Problem to solve: Quote the whole listing word for word. Do not include the pictures.

Input data:
+ + + + +
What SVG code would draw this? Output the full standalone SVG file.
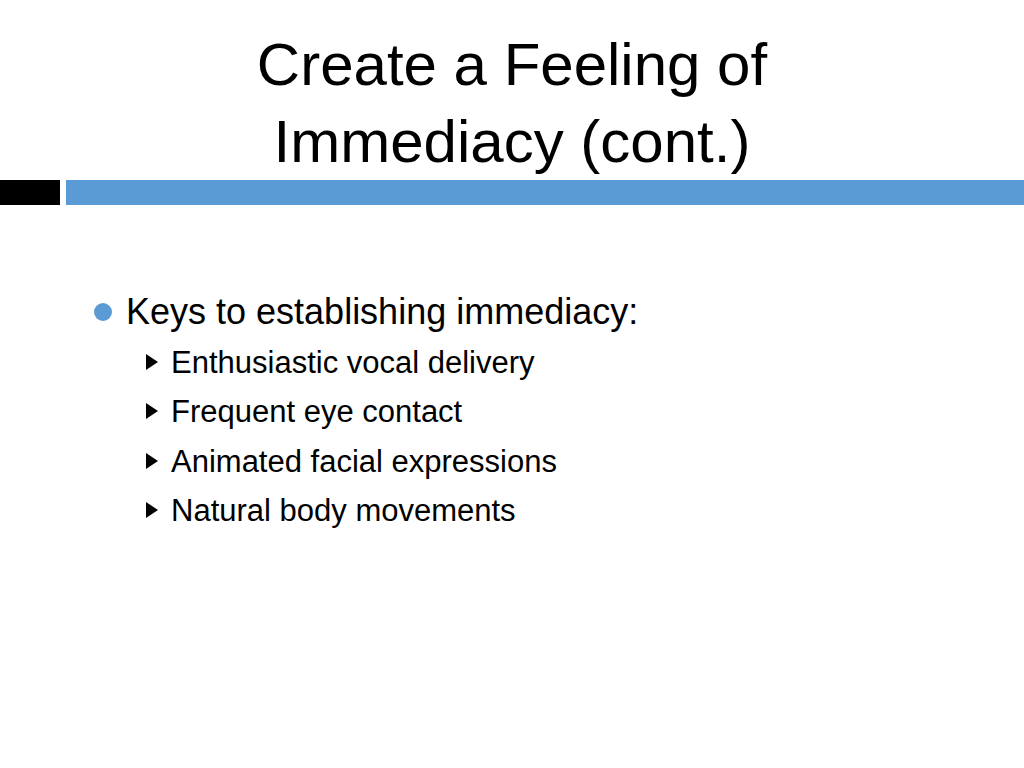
<svg xmlns="http://www.w3.org/2000/svg" width="1024" height="768" viewBox="0 0 1024 768">
<style>
text{font-family:"Liberation Sans",Arial,sans-serif;fill:#000}
.t{font-size:60px}
.b1{font-size:36px}
.b2{font-size:31px}
</style>
<rect width="1024" height="768" fill="#fff"/>
<g id="title">
<text class="t" x="512" y="85" text-anchor="middle">Create a Feeling of</text>
<text class="t" x="512" y="162" text-anchor="middle">Immediacy (cont.)</text>
</g>
<g id="bar">
<rect x="0" y="180" width="60" height="25" fill="#000"/>
<rect x="66" y="180" width="958" height="25" fill="#5b9bd5"/>
</g>
<g id="body">
<circle cx="103" cy="312" r="9" fill="#5b9bd5"/>
<text class="b1" x="126" y="324">Keys to establishing immediacy:</text>
<g fill="#000">
<polygon points="146,354 146,370 158,362"/>
<polygon points="146,403 146,419 158,411"/>
<polygon points="146,453 146,469 158,461"/>
<polygon points="146,502 146,518 158,510"/>
</g>
<text class="b2" x="171" y="373">Enthusiastic vocal delivery</text>
<text class="b2" x="171" y="422">Frequent eye contact</text>
<text class="b2" x="171" y="472">Animated facial expressions</text>
<text class="b2" x="171" y="521">Natural body movements</text>
</g>
</svg>
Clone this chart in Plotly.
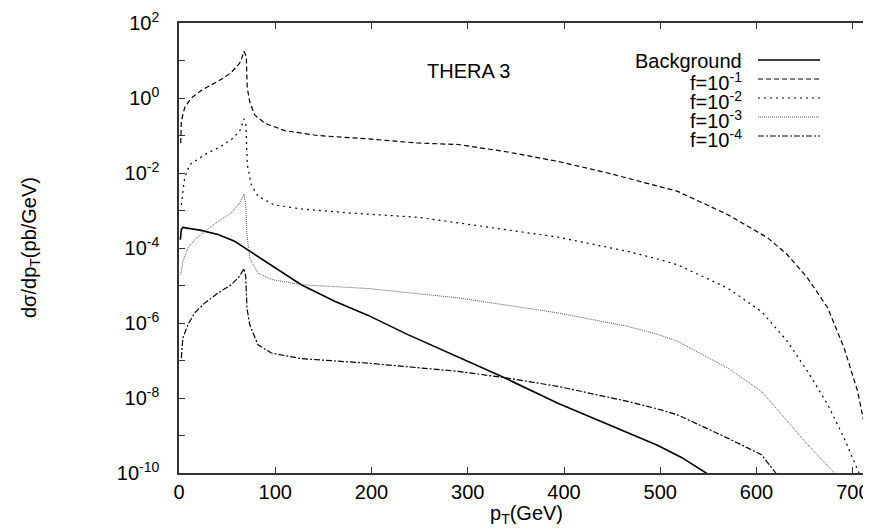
+ + + + +
Task output:
What SVG code would draw this? Output the full standalone SVG file.
<svg xmlns="http://www.w3.org/2000/svg" width="1024" height="768" viewBox="0 0 1024 768">
<style>
text{font-family:"Liberation Sans",Arial,sans-serif;fill:#000}
.t{font-size:60px}
.b1{font-size:36px}
.b2{font-size:31px}
</style>
<rect width="1024" height="768" fill="#fff"/>
<g id="title">
<text class="t" x="512" y="85" text-anchor="middle">Create a Feeling of</text>
<text class="t" x="512" y="162" text-anchor="middle">Immediacy (cont.)</text>
</g>
<g id="bar">
<rect x="0" y="180" width="60" height="25" fill="#000"/>
<rect x="66" y="180" width="958" height="25" fill="#5b9bd5"/>
</g>
<g id="body">
<circle cx="103" cy="312" r="9" fill="#5b9bd5"/>
<text class="b1" x="126" y="324">Keys to establishing immediacy:</text>
<g fill="#000">
<polygon points="146,354 146,370 158,362"/>
<polygon points="146,403 146,419 158,411"/>
<polygon points="146,453 146,469 158,461"/>
<polygon points="146,502 146,518 158,510"/>
</g>
<text class="b2" x="171" y="373">Enthusiastic vocal delivery</text>
<text class="b2" x="171" y="422">Frequent eye contact</text>
<text class="b2" x="171" y="472">Animated facial expressions</text>
<text class="b2" x="171" y="521">Natural body movements</text>
</g>
</svg>
Clone this chart in Plotly.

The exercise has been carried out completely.